USAF F-16C block 50 #00-0223 from the 79th FS flies over Nevada on April 28th, 2011 during exercise Green Flag West 11-6. [USAF photo by MSgt. Kevin J. Gruenwald]
Approximately 200 Airmen from the 79th Fighter Squadron "Tigers" will return Friday from a two-week Green Flag exercise at Nellis Air Force Base, Nev.Green Flag is an exercise designed to prepare both the Army and Air Force for upcoming deployments. The 2.5-week exercise, pilots say, stresses realistic combat training, replicates irregular warfare conditions found in overseas contingency areas of responsibility and gives pilots an unscripted battle exercise and training not available at Shaw.
"For our part, we work on our integration with the Army to ensure we can provide them with the airborne sensor and employment support they need on the ground," said Capt. Patrick McGarry, 79th FS
assistant director of operations. "The actual flying takes place in training airspace over the Army's National Training Center, located near Death Valley, Calif. The NTC features replicas of AOR villages, complete with actors who role-play citizens, government figures and anti-coalition forces."
Not only did the training give different training scenarios not offered at Shaw, but it also allowed crucial training between the pilots and the maintainers, according to McGarry.
The exercise provided a great debrief opportunity by allowing pilots and joint terminal attack controllers to give immediate feedback regarding performance and ways we can improve, the captain said.

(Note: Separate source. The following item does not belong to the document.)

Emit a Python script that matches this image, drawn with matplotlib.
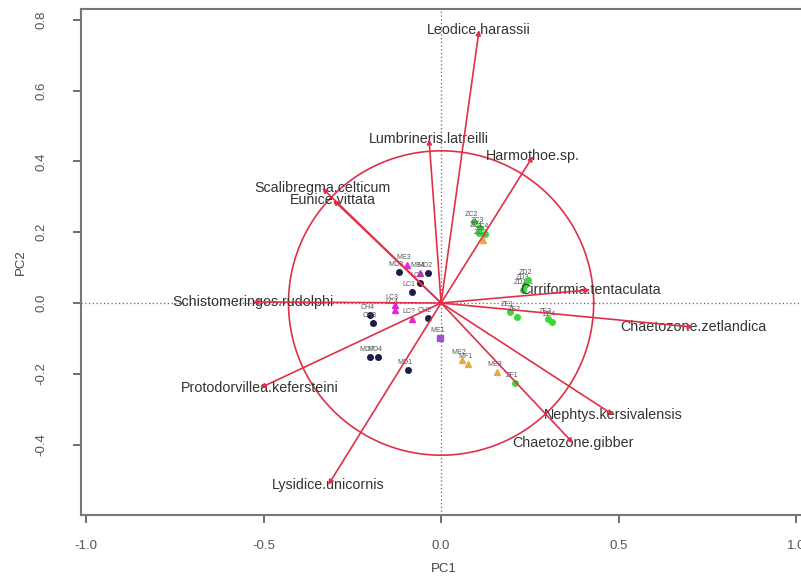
import numpy as np
import matplotlib
matplotlib.use("Agg")
from matplotlib import pyplot as plt

plt.rcParams['font.family'] = ['Liberation Sans', 'DejaVu Sans']

# species loadings (PC1, PC2)
species = ["Leodice.harassii", "Lumbrineris.latreilli", "Harmothoe.sp.",
           "Scalibregma.celticum", "Eunice.vittata", "Schistomeringos.rudolphi",
           "Protodorvillea.kefersteini", "Lysidice.unicornis",
           "Cirriformia.tentaculata", "Chaetozone.zetlandica",
           "Nephtys.kersivalensis", "Chaetozone.gibber"]
sp_pc1 = [0.107, -0.034, 0.259, -0.335, -0.304, -0.530, -0.510, -0.318,
          0.420, 0.710, 0.485, 0.372]
sp_pc2 = [0.771, 0.463, 0.415, 0.325, 0.291, 0.003, -0.240, -0.514,
          0.037, -0.068, -0.316, -0.396]

# site scores
sites = ["MD3", "ME3", "ME4", "MD2", "LC2", "LC1", "LC3", "LC4", "CH4", "CH3",
         "LC?", "CH2", "MD4", "MD?", "MD1", "ME1", "ME2", "MF1", "ME3", "ZF1",
         "ZC2", "ZC3", "ZC1", "ZC4", "ZC?", "ZD3", "ZD1", "ZD2",
         "ZE1", "ZE2", "ZE3", "ZE4"]
site_pc1 = [-0.118, -0.096, -0.059, -0.037, -0.059, -0.082, -0.130, -0.130,
            -0.200, -0.192, -0.082, -0.037, -0.178, -0.200, -0.093, -0.003,
            0.059, 0.076, 0.158, 0.208,
            0.093, 0.110, 0.107, 0.124, 0.118, 0.237, 0.231, 0.245,
            0.195, 0.214, 0.302, 0.313]
site_pc2 = [0.087, 0.107, 0.085, 0.085, 0.056, 0.031, -0.006, -0.020,
            -0.034, -0.057, -0.045, -0.042, -0.153, -0.153, -0.189, -0.099,
            -0.161, -0.172, -0.195, -0.226,
            0.229, 0.212, 0.198, 0.195, 0.177, 0.051, 0.037, 0.065,
            -0.025, -0.040, -0.045, -0.054]
site_group = ["a", "b", "b", "a", "a", "a", "b", "b", "a", "a", "b", "a",
              "a", "a", "a", "c", "d", "d", "d", "e",
              "e", "e", "e", "e", "d", "e", "e", "e",
              "e", "e", "e", "e"]

group_style = {
    "a": ("#1c1c4c", "o"),
    "b": ("#e028d8", "^"),
    "c": ("#a050d0", "s"),
    "d": ("#e8a848", "^"),
    "e": ("#38d838", "o"),
}

red = "#e03048"

fig = plt.figure(figsize=(8.01, 5.78), dpi=100)
ax = fig.add_axes([0.101, 0.109, 0.906, 0.875])
ax.set_xlim(-1.015, 1.03)
ax.set_ylim(-0.599, 0.83)

ax.axhline(0, color="#666666", ls=(0, (1, 2)), lw=0.9, zorder=1)
ax.axvline(0, color="#666666", ls=(0, (1, 2)), lw=0.9, zorder=1)

# equilibrium circle
t = np.linspace(0, 2 * np.pi, 400)
ax.plot(0.43 * np.cos(t), 0.43 * np.sin(t), color=red, lw=1.2, zorder=2)

# sites
for name, x, y, g in zip(sites, site_pc1, site_pc2, site_group):
    c, m = group_style[g]
    ax.plot(x, y, m, color=c, ms=4, zorder=3)
    ax.text(x - 0.008, y + 0.012, name, fontsize=5, color="#555555",
            ha="center", va="bottom", zorder=3)

# species labels and arrows
for name, x, y in zip(species, sp_pc1, sp_pc2):
    ax.text(x, y, name, fontsize=10.3, color="#333333", ha="center",
            va="center", zorder=4)
    ax.annotate("", xy=(x, y), xytext=(0, 0),
                arrowprops=dict(arrowstyle="-|>", color=red, lw=1.2,
                                mutation_scale=7, shrinkA=0, shrinkB=0),
                zorder=5)

for s in ax.spines.values():
    s.set_color("#777777")
    s.set_linewidth(1.5)

ax.set_xticks([-1.0, -0.5, 0.0, 0.5, 1.0])
ax.set_yticks([-0.4, -0.2, 0.0, 0.2, 0.4, 0.6, 0.8])
ax.set_xticklabels(["-1.0", "-0.5", "0.0", "0.5", "1.0"])
ax.set_yticklabels(["-0.4", "-0.2", "0.0", "0.2", "0.4", "0.6", "0.8"],
                   rotation=90, va="center")
ax.tick_params(colors="#555555", labelsize=9.5, length=6, width=1.2)
ax.tick_params(axis="x", pad=12)
ax.tick_params(axis="y", pad=18)

ax.set_xlabel("PC1", fontsize=9.5, color="#444444", labelpad=8)
ax.set_ylabel("PC2", fontsize=9.5, color="#444444", labelpad=6)

plt.savefig("out.png", dpi=100)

"This is the capstone training event for both our pilots and maintainers," McGarry said. "We simulate a deployed operations tempo, which helps maintenance gauge their readiness to operate as a deployed aircraft maintenance unit."
The exercise not only provided for direct feedback between maintainers and pilots, but gave pilots training with Air Force special forces.

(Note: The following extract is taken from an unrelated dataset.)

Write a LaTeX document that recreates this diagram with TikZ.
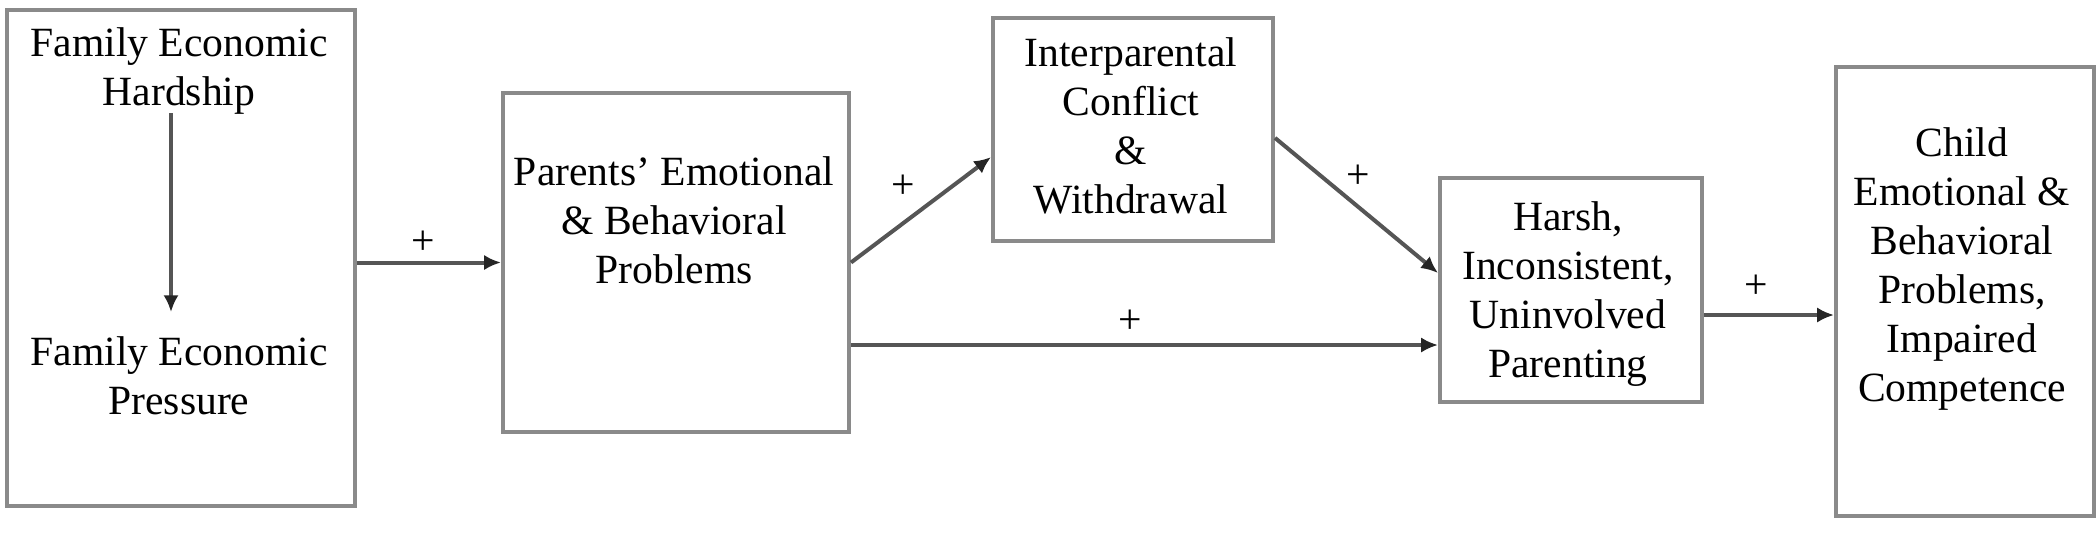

"On the pilot side, this exercise provides us an opportunity to work hand in hand with the JTACs that will join us on our future deployment," McGarry said. "These individuals are specifically trained to provide close air support, working hand-in-hand with the Army ground commanders to employ both sensor and employment support from our F-16s. This is an invaluable opportunity to practice communication with the JTACs and employment of precision weapons."
The pilots were not only able to get hours of training with their own squadron, but were also able to train with other aircraft squadrons.

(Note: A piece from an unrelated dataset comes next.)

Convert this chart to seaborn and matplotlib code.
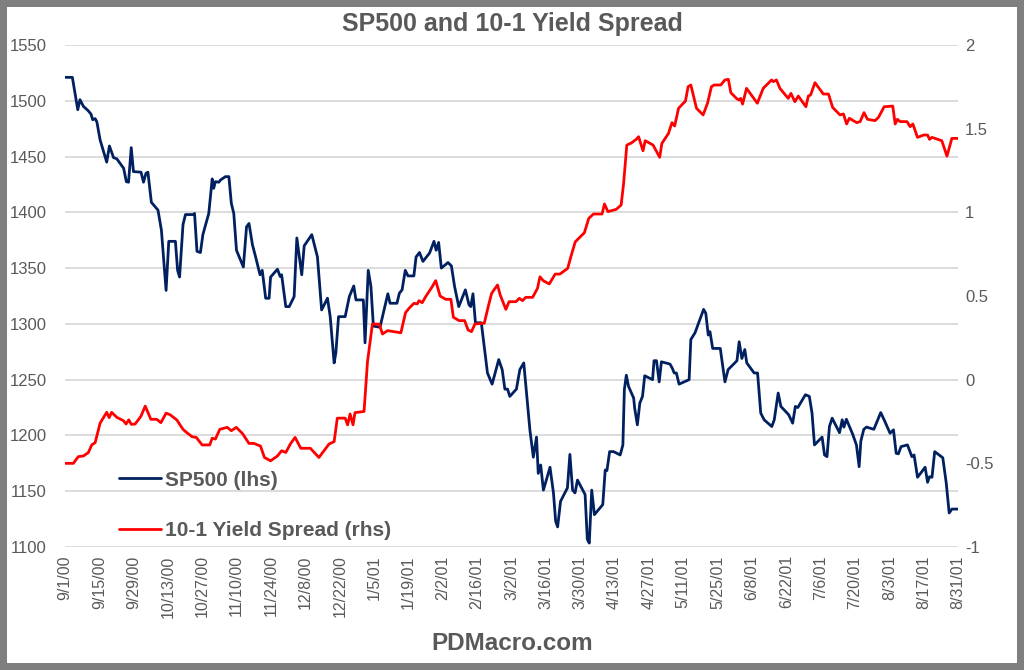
import pandas as pd
import matplotlib.pyplot as plt
import seaborn as sns
from matplotlib.patches import Rectangle

# Data (days after 9/1/00, value)
start = pd.Timestamp("2000-09-01")

sp_days = [0, 3, 5.2, 6.1, 7.5, 9.5, 10.6, 11.3, 12.3, 13, 14.3, 17, 18.1, 19.8, 21.1, 23.9, 25, 25.9,
           27, 27.9, 31, 32, 33, 33.8, 35.2, 37.9, 39.3, 41.2, 42.3, 45, 45.9, 46.7, 48.1, 49.1, 52.2,
           52.8, 53.8, 55.2, 56.2, 58.6, 60, 60.6, 61.3, 62.7, 63.4, 65.4, 66.8, 67.8, 68.8, 69.9, 72.7,
           74, 75, 76.4, 77.7, 79.5, 80.4, 81.8, 83.2, 83.8, 86.6, 87.7, 88.3, 90, 91.4, 93.4, 94.5,
           96.5, 97.5, 100.6, 102.9, 104.6, 107, 108.1, 109.7, 110.4, 111.5, 114.2, 115.9, 117.7, 118.6,
           121.6, 122.3, 123.6, 124.7, 125.7, 128.4, 130.2, 131.6, 132.5, 135.3, 136.3, 137.4, 138.7,
           139.8, 142.2, 143.1, 144.5, 145.9, 148.6, 150.4, 151.3, 152.3, 153.4, 156.1, 157.5, 158.8,
           160.5, 163.2, 164.7, 165.4, 166.3, 167.3, 169.7, 172.2, 174.1, 176.8, 178.2, 179.3, 180.4,
           181.3, 184, 185.4, 187, 188.4, 189.5, 190.9, 192.2, 192.9, 193.9, 195, 197.7, 199.1, 200,
           200.8, 202, 204.8, 205.8, 206.9, 207.9, 208.9, 212, 212.9, 213.7, 214.7, 215.8, 219.2, 220.2,
           220.9, 222, 223.6, 226.3, 227.4, 228, 228.8, 229.7, 231.8, 232.2, 233.3, 234.3, 235.4, 236.3,
           239.5, 240.1, 241.1, 242.2, 243.1, 246.6, 247.6, 248.3, 249.2, 250.3, 254.4, 255.1, 256.8,
           260.3, 261.2, 262.2, 262.9, 264, 267.1, 269, 270.3, 273.9, 274.8, 275.9, 277.1, 277.9, 280.9,
           282.3, 283.6, 285, 288.1, 289.1, 290.7, 291.8, 295, 296.6, 297.7, 298.7, 301.8, 303.4, 304.5,
           305.5, 308.6, 309.6, 310.6, 311.6, 312.7, 315.7, 316.8, 317.5, 318.5, 321, 322.6, 323.7,
           324.4, 325.6, 326.7, 329.7, 332.5, 334.2, 336.3, 337.7, 338.8, 339.7, 340.8, 343.4, 345.2,
           346.1, 347.5, 350.6, 351.6, 352.4, 353.4, 354.5, 357.8, 359.2, 360.4, 361.5, 364]
sp_vals = [1521, 1521, 1492, 1501, 1495, 1491, 1488, 1483, 1484, 1481, 1465, 1445, 1459.5, 1449, 1448,
           1439.5, 1427.5, 1427, 1458, 1436.5, 1436, 1427, 1435, 1436, 1409, 1402, 1384, 1330, 1374,
           1374, 1348, 1342, 1389, 1398, 1398, 1399, 1365, 1364, 1380, 1399, 1430, 1421.5, 1427.5, 1427,
           1429, 1432, 1432, 1408, 1399, 1366, 1351, 1387, 1390, 1371, 1360, 1344, 1348, 1323, 1323,
           1342, 1349, 1342.5, 1344, 1315.5, 1315.5, 1324.5, 1377, 1344, 1370, 1380, 1360, 1312.5, 1323,
           1306.5, 1265, 1274, 1306.5, 1306.5, 1324.5, 1334, 1321.5, 1321.5, 1283, 1348, 1333.5, 1298,
           1297, 1314, 1327, 1318.5, 1318.5, 1327.5, 1330.5, 1348, 1343, 1343, 1360, 1364, 1356, 1363.5,
           1374, 1366, 1373, 1350, 1355, 1352, 1333.5, 1315.5, 1330.5, 1317, 1315.5, 1327, 1301, 1301,
           1256, 1246, 1268, 1259, 1241.5, 1241.5, 1235, 1241.5, 1259, 1265, 1232, 1205, 1180.5, 1198.5,
           1166, 1173.5, 1151, 1171.5, 1148.5, 1123, 1118, 1141, 1153, 1183, 1151, 1148.5, 1160, 1147,
           1107, 1103.5, 1151, 1129, 1138, 1169, 1168.5, 1185.5, 1185.5, 1182.5, 1191.5, 1241, 1254,
           1244, 1233.5, 1224.5, 1209.5, 1229, 1235, 1253.5, 1250, 1267, 1267, 1248, 1266, 1264, 1260,
           1256, 1256, 1246, 1250, 1286, 1292, 1313, 1309.5, 1290, 1293, 1278, 1278, 1248, 1259, 1267,
           1284, 1269, 1277, 1265, 1256, 1256, 1220, 1214, 1208, 1214, 1238, 1226, 1218.5, 1211, 1226,
           1225, 1236.5, 1235, 1220, 1191.5, 1198.5, 1182.5, 1181, 1208, 1215.5, 1202.5, 1214, 1207.5,
           1214.5, 1201.5, 1191.5, 1172, 1195, 1205.5, 1207.5, 1205.5, 1220.5, 1212.5, 1202, 1205, 1184,
           1183.5, 1190, 1191.5, 1181, 1182.5, 1162.5, 1171.5, 1158, 1163, 1162.5, 1185.5, 1180, 1157.5,
           1130.5, 1134, 1134]

spread_days = [0, 3.4, 5.4, 7.5, 9.5, 10.9, 12.3, 14.3, 17, 18, 19, 21.1, 23.8, 24.9, 26, 27, 28.6,
               30.9, 32.7, 35, 37.4, 39.1, 41.2, 42.9, 45.6, 48.1, 49.7, 51.8, 53.5, 55.9, 59, 60, 61.3,
               63.1, 66.1, 67.8, 69.8, 72.3, 75, 77, 79.7, 81.3, 83.8, 86.6, 88.3, 90, 92, 93.8, 96.1,
               100, 103.5, 107.6, 109.7, 111, 114.2, 115.2, 116.2, 117.4, 118.2, 121.9, 123.3, 125.3,
               128.1, 129.4, 131.5, 136.9, 138.8, 140.2, 142.2, 143.6, 144.3, 145.6, 147, 149.7, 151.1,
               152.9, 155.2, 157.3, 158.3, 160.6, 162.9, 164.3, 165.7, 167.1, 170.9, 172.5, 173.9, 176.3,
               177.4, 179.7, 181, 183.8, 185.2, 186.5, 187.8, 190.6, 192.6, 193.6, 194.9, 197.4, 199.8,
               201.7, 204.9, 206.2, 208, 211.7, 213.5, 215.4, 218.9, 219.9, 221.3, 224.7, 226.7, 227.7,
               229, 230.8, 232.9, 233.8, 235.6, 236.5, 239.7, 242.4, 243.3, 246, 247.4, 248.5, 250.1,
               252.9, 254, 255.1, 257.4, 260.1, 261.9, 263.5, 264.6, 267.3, 269, 270.4, 271.4, 273.7,
               274.7, 275.4, 276.2, 277.8, 280.5, 282.2, 284.6, 288, 288.7, 290, 291.4, 294.8, 295.9,
               297.5, 298.9, 302, 303, 303.9, 305.7, 309.1, 311.2, 312.9, 315.9, 317.3, 318.6, 319.7,
               322.7, 324.1, 325.7, 327.1, 330.2, 331.6, 333.9, 337.4, 338.4, 339.3, 340.4, 343.2, 344.5,
               345.6, 347.5, 350, 351.6, 352.4, 353.4, 357.4, 359.5, 361.5, 364]
spread_vals = [-0.5, -0.5, -0.46, -0.456, -0.436, -0.39, -0.376, -0.26, -0.195, -0.227, -0.195, -0.225,
               -0.245, -0.265, -0.24, -0.267, -0.265, -0.22, -0.158, -0.237, -0.237, -0.257, -0.2, -0.21,
               -0.241, -0.297, -0.317, -0.341, -0.345, -0.39, -0.39, -0.35, -0.355, -0.297, -0.285,
               -0.305, -0.285, -0.321, -0.381, -0.381, -0.397, -0.465, -0.485, -0.456, -0.425, -0.435,
               -0.381, -0.345, -0.41, -0.41, -0.465, -0.385, -0.37, -0.23, -0.23, -0.27, -0.205, -0.27,
               -0.197, -0.19, 0.107, 0.332, 0.332, 0.273, 0.293, 0.28, 0.4, 0.426, 0.456, 0.453, 0.472,
               0.46, 0.496, 0.556, 0.592, 0.5, 0.48, 0.48, 0.373, 0.353, 0.353, 0.297, 0.287, 0.333, 0.337,
               0.436, 0.516, 0.566, 0.506, 0.42, 0.466, 0.466, 0.486, 0.472, 0.492, 0.492, 0.546, 0.615,
               0.592, 0.572, 0.631, 0.631, 0.665, 0.735, 0.824, 0.878, 0.964, 0.99, 0.99, 1.05, 1.004,
               1.018, 1.044, 1.173, 1.402, 1.414, 1.437, 1.452, 1.368, 1.428, 1.402, 1.329, 1.412, 1.472,
               1.536, 1.516, 1.622, 1.665, 1.751, 1.761, 1.622, 1.582, 1.652, 1.751, 1.761, 1.761, 1.791,
               1.795, 1.715, 1.681, 1.671, 1.681, 1.647, 1.741, 1.687, 1.652, 1.741, 1.791, 1.781, 1.791,
               1.741, 1.681, 1.711, 1.661, 1.695, 1.631, 1.695, 1.701, 1.775, 1.707, 1.707, 1.627, 1.582,
               1.588, 1.528, 1.562, 1.536, 1.542, 1.596, 1.556, 1.548, 1.568, 1.631, 1.635, 1.528, 1.556,
               1.542, 1.542, 1.512, 1.528, 1.448, 1.462, 1.462, 1.436, 1.448, 1.428, 1.336, 1.442, 1.442]

tick_labels = ["9/1/00", "9/15/00", "9/29/00", "10/13/00", "10/27/00", "11/10/00", "11/24/00",
               "12/8/00", "12/22/00", "1/5/01", "1/19/01", "2/2/01", "2/16/01", "3/2/01", "3/16/01",
               "3/30/01", "4/13/01", "4/27/01", "5/11/01", "5/25/01", "6/8/01", "6/22/01", "7/6/01",
               "7/20/01", "8/3/01", "8/17/01", "8/31/01"]
left_ticks = [1100, 1150, 1200, 1250, 1300, 1350, 1400, 1450, 1500, 1550]
right_ticks = [-1, -0.5, 0, 0.5, 1, 1.5, 2]
right_labels = ["-1", "-0.5", "0", "0.5", "1", "1.5", "2"]

sp = pd.DataFrame({"Date": start + pd.to_timedelta(sp_days, unit="D"), "SP500": sp_vals})
spread = pd.DataFrame({"Date": start + pd.to_timedelta(spread_days, unit="D"), "Spread": spread_vals})
tick_dates = pd.to_datetime(tick_labels, format="%m/%d/%y")

sns.set_style("white")
plt.rcParams["font.family"] = ["Liberation Sans", "DejaVu Sans"]
grey = "#595959"

fig = plt.figure(figsize=(10.24, 6.7), dpi=100, facecolor="#7f7f7f")
# white card inside the grey frame
fig.patches.append(Rectangle((7 / 1024, 7 / 670), 1010 / 1024, 656 / 670, transform=fig.transFigure,
                             facecolor="white", edgecolor="none", zorder=-1))
ax = fig.add_axes([65 / 1024, 1 - 547 / 670, 893 / 1024, 502 / 670])
ax.set_facecolor("none")
ax2 = ax.twinx()

sns.lineplot(data=sp, x="Date", y="SP500", ax=ax, color="#002060", linewidth=2, legend=False)
sns.lineplot(data=spread, x="Date", y="Spread", ax=ax2, color="#ff0000", linewidth=2, legend=False)

ax.set_xlim(start, start + pd.Timedelta(days=364))
ax.set_ylim(1100, 1550)
ax2.set_ylim(-1, 2)

ax.set_yticks(left_ticks)
ax.set_yticklabels([str(v) for v in left_ticks], fontsize=12, color=grey)
ax2.set_yticks(right_ticks)
ax2.set_yticklabels(right_labels, fontsize=12, color=grey)
ax.set_xticks(tick_dates)
ax.set_xticklabels(tick_labels, rotation=90, fontsize=11.5, color=grey)

ax.tick_params(axis="y", length=0, pad=13)
ax2.tick_params(axis="y", length=0, pad=5)
ax.tick_params(axis="x", length=0, pad=6)
ax.yaxis.grid(True, color="#d9d9d9", linewidth=1.3)
ax.set_axisbelow(True)
for a in (ax, ax2):
    for s in a.spines.values():
        s.set_visible(False)
    a.set_xlabel("")
    a.set_ylabel("")

ax2.legend([ax.lines[0], ax2.lines[0]], ["SP500 (lhs)", "10-1 Yield Spread (rhs)"],
           loc="upper left", bbox_to_anchor=(0.061, 0.152), frameon=False,
           prop={"weight": "bold", "size": 15}, labelcolor=grey, handlelength=2.0,
           handletextpad=0.2, labelspacing=1.5, borderpad=0, borderaxespad=0)

fig.text(0.5, 1 - 24 / 670, "SP500 and 10-1 Yield Spread", ha="center", va="center",
         fontsize=18, fontweight="bold", color=grey)
fig.text(0.5, 1 - 643 / 670, "PDMacro.com", ha="center", va="center",
         fontsize=17.5, fontweight="bold", color=grey)

fig.savefig("out.png", dpi=100, facecolor=fig.get_facecolor())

For McGarry, flying with the Rockwell B-1 Lancer bomber squadron at Green Flag was the highlight of the exercise for him, he said. It was a great learning experience to operate with another airframe and practice maximizing both weapons system's capabilities.
Flying in locations other than Shaw forces the entire team to account for different logistical challenges and a more complex flying environment. This creates a situation similar to what forces face in a deployed environment, McGarry explained.
The lessons learned at Nellis will ensure the Tigers are ready for combat flying operations when we're called upon later this year, McGarry said.